= What you need to do =
Find all lines in the listing that include the word "this", then copy them.

(Dataset excerpt)
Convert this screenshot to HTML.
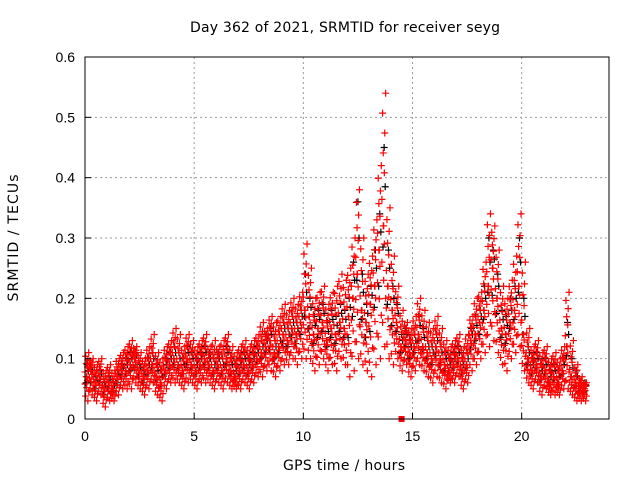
<!DOCTYPE html>
<html><head><meta charset="utf-8"><style>
body{margin:0;background:#fff;}
svg{display:block;font-family:"Liberation Sans",sans-serif;}
.ttl{font-family:"DejaVu Sans",sans-serif;}
</style></head><body>
<svg id="chart" width="640" height="480">
<rect width="640" height="480" fill="#fff"/>
<text class="ttl" x="345" y="32" text-anchor="middle" font-size="14" textLength="310">Day 362 of 2021, SRMTID for receiver seyg</text>
<text class="ttl" x="344" y="470" text-anchor="middle" font-size="14" textLength="122">GPS time / hours</text>
<text class="ttl" transform="translate(18,238) rotate(-90)" text-anchor="middle" font-size="14" textLength="127">SRMTID / TECUs</text>
<g id="grid"></g><g id="marks"></g><g id="axes"></g>
</svg>
<script>
const xTicks=[0,5,10,15,20];
const yTicks=[0,0.1,0.2,0.3,0.4,0.5,0.6];
const yTickLabels=["0","0.1","0.2","0.3","0.4","0.5","0.6"];
const step=0.2;
const redMid=[.07,.08,.06,.07,.05,.06,.05,.07,.08,.08,.09,.10,.08,.07,.08,.09,.07,.06,.08,.09,.10,.09,.08,.10,.09,.08,.09,.10,.09,.08,.09,.08,.10,.08,.07,.08,.09,.08,.09,.10,.11,.12,.13,.11,.12,.14,.13,.15,.14,.16,.18,.17,.14,.15,.16,.13,.15,.14,.16,.15,.17,.20,.24,.18,.16,.19,.22,.28,.32,.22,.18,.16,.12,.13,.11,.12,.14,.12,.11,.10,.12,.10,.09,.08,.09,.10,.08,.09,.13,.14,.16,.18,.22,.25,.20,.15,.14,.16,.18,.22,.14,.10,.08,.09,.07,.08,.06,.07,.06,.08,.12,.07,.06,.05,.05];
const redHi=[.11,.10,.09,.10,.08,.09,.08,.10,.11,.12,.13,.12,.11,.10,.12,.14,.11,.10,.12,.13,.15,.14,.12,.14,.13,.12,.13,.14,.12,.13,.12,.13,.14,.12,.11,.12,.13,.12,.13,.14,.16,.15,.17,.16,.17,.19,.18,.20,.19,.21,.29,.25,.20,.21,.22,.19,.21,.22,.24,.23,.25,.30,.38,.30,.24,.27,.33,.42,.54,.35,.27,.22,.18,.16,.15,.17,.20,.18,.16,.15,.17,.15,.13,.12,.13,.14,.12,.14,.17,.20,.21,.26,.34,.32,.28,.22,.20,.23,.27,.34,.26,.15,.12,.13,.11,.12,.10,.11,.10,.12,.21,.13,.09,.07,.06];
const redLo=[.03,.04,.03,.04,.02,.03,.03,.04,.05,.05,.05,.06,.05,.04,.05,.06,.04,.03,.05,.06,.06,.06,.05,.06,.06,.05,.06,.06,.06,.05,.06,.05,.06,.05,.05,.05,.06,.05,.06,.07,.07,.08,.08,.07,.08,.09,.09,.10,.09,.10,.10,.10,.08,.09,.10,.08,.09,.08,.10,.09,.07,.08,.10,.09,.08,.07,.09,.10,.12,.10,.09,.10,.08,.09,.07,.08,.09,.08,.07,.06,.07,.06,.05,.06,.06,.07,.05,.06,.08,.09,.10,.11,.12,.13,.11,.09,.08,.10,.11,.12,.08,.06,.05,.06,.04,.05,.04,.04,.04,.05,.05,.04,.03,.03,.03];
const blackVals=[.09,.08,.07,.08,.06,.07,.06,.08,.09,.10,.11,.11,.09,.08,.10,.11,.09,.08,.10,.11,.12,.11,.10,.12,.11,.10,.11,.12,.11,.10,.11,.10,.12,.10,.09,.10,.11,.10,.11,.12,.13,.14,.15,.13,.14,.16,.15,.17,.16,.18,.24,.20,.17,.18,.19,.16,.18,.17,.19,.18,.20,.26,.36,.24,.19,.22,.28,.34,.45,.28,.22,.19,.14,.15,.13,.14,.17,.15,.13,.12,.14,.12,.11,.10,.11,.12,.10,.11,.15,.17,.18,.22,.30,.28,.24,.18,.17,.20,.22,.30,.20,.12,.10,.11,.09,.10,.08,.09,.08,.10,.16,.10,.08,.06,.06];
const markerPoint=[14.5,0];

const X0=85,X1=609,Y0=419,Y1=57,XMAX=24,YMAX=0.6;
const xs=v=>X0+(X1-X0)*v/XMAX;
const ys=v=>Y0-(Y0-Y1)*v/YMAX;
const NS="http://www.w3.org/2000/svg";
function mk(tag,attrs,parent){const e=document.createElementNS(NS,tag);for(const k in attrs)e.setAttribute(k,attrs[k]);parent.appendChild(e);return e;}
const grid=document.getElementById('grid'),marks=document.getElementById('marks'),axes=document.getElementById('axes');
xTicks.forEach(t=>{
  if(t>0){const l=mk('line',{x1:xs(t),x2:xs(t),y1:Y0,y2:Y1,stroke:'#999','stroke-dasharray':'2,3'},grid);
  
  }
  const tk=mk('line',{x1:xs(t),x2:xs(t),y1:Y0,y2:Y0-6,stroke:'#000'},axes);
  
  
  const tx=mk('text',{x:xs(t),y:Y0+22,'text-anchor':'middle','font-size':14},axes);tx.textContent=t;
  
  
});
yTicks.forEach((t,i)=>{
  if(t>0&&t<YMAX){const l=mk('line',{x1:X0,x2:X1,y1:ys(t),y2:ys(t),stroke:'#999','stroke-dasharray':'2,3'},grid);
  
  }
  const tk=mk('line',{x1:X0,x2:X0+6,y1:ys(t),y2:ys(t),stroke:'#000'},axes);
  
  
  const tx=mk('text',{x:X0-10,y:ys(t)+5,'text-anchor':'end','font-size':14},axes);tx.textContent=yTickLabels[i];
  
  
});
const frame=mk('rect',{x:X0,y:Y1,width:X1-X0,height:Y0-Y1,fill:'none',stroke:'#000'},axes);


function cross(t,v,color,name){
  const x=xs(t),y=ys(v);
  const p=mk('path',{d:`M${x-3.5},${y}h7M${x},${y-3.5}v7`,stroke:color,'stroke-width':1.2,fill:'none'},marks);
  
  
}
const fr=[0,0.2,0.4,0.55,0.7,0.85,1];
const offs=[0.13,0.03,0.17,0.08,0.0,0.11,0.06];
blackVals.forEach((v,i)=>{
  cross(i*step+0.1,v,'#000','black-point');
  cross(i*step+0.05,(v+redLo[i])/2,'#000','black-point');
  cross(i*step+0.15,(v+redMid[i])/2,'#000','black-point');
});
redMid.forEach((v,i)=>{
  const t=i*step;
  fr.forEach((f,k)=>{cross(t+offs[k],redLo[i]+f*(v-redLo[i]),'#f00','red-point');});
  fr.forEach((f,k)=>{cross(t+offs[(k+3)%7],v+f*(redHi[i]-v),'#f00','red-point');});
});
const sq=mk('rect',{x:xs(markerPoint[0])-3,y:ys(markerPoint[1])-3,width:6,height:6,fill:'#f00'},marks);


</script>
</body></html>
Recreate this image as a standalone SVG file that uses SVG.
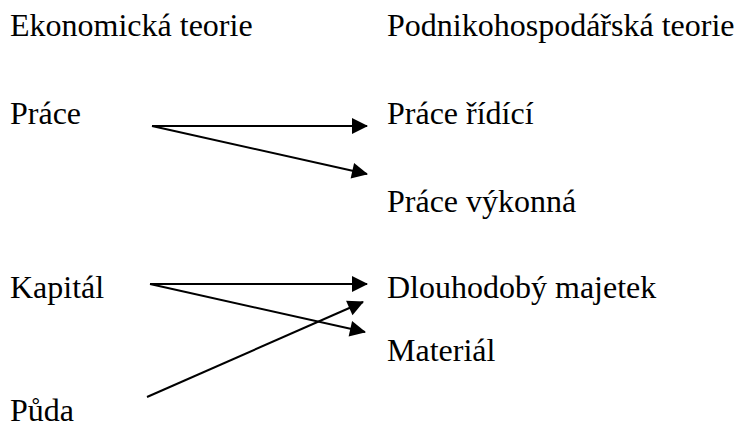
<svg xmlns="http://www.w3.org/2000/svg" width="737" height="428" viewBox="0 0 737 428">
<defs>
<style>
text{font-family:"Liberation Serif","Tinos","Times New Roman","DejaVu Serif",serif;font-size:32px;fill:#000}
.c line{stroke:#000;stroke-width:2;marker-end:url(#ah)}
</style>
<marker id="ah" markerUnits="userSpaceOnUse" markerWidth="16" markerHeight="16" refX="15" refY="8" orient="auto" overflow="visible">
<path d="M0,0 L16,8 L0,16 z" fill="#000"/>
</marker>
</defs>
<rect width="737" height="428" fill="#fff"/>
<g font-family="Liberation Serif, serif" font-size="32">
<g id="h1"><text x="10" y="36">Ekonomická teorie</text></g>
<g id="h2"><text x="387" y="36">Podnikohospodářská teorie</text></g>
<g id="prace"><text x="10" y="124">Práce</text></g>
<g id="kapital"><text x="10" y="298">Kapitál</text></g>
<g id="puda"><text x="10" y="421">Půda</text></g>
<g id="prace-ridici"><text x="387" y="124">Práce řídící</text></g>
<g id="prace-vykonna"><text x="387" y="212">Práce výkonná</text></g>
<g id="majetek"><text x="387" y="298">Dlouhodobý majetek</text></g>
<g id="material"><text x="387" y="361">Materiál</text></g>
</g>
<g class="c" id="connectors">
<line x1="152" y1="126" x2="367" y2="126"/>
<line x1="152" y1="126" x2="367" y2="174"/>
<line x1="150" y1="284" x2="367" y2="284"/>
<line x1="150" y1="284" x2="365" y2="332"/>
<line x1="147" y1="397" x2="363" y2="302"/>
</g>
</svg>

= Right answer =
Convert this screenshot to HTML.
Recreate this image as a standalone SVG file that uses SVG.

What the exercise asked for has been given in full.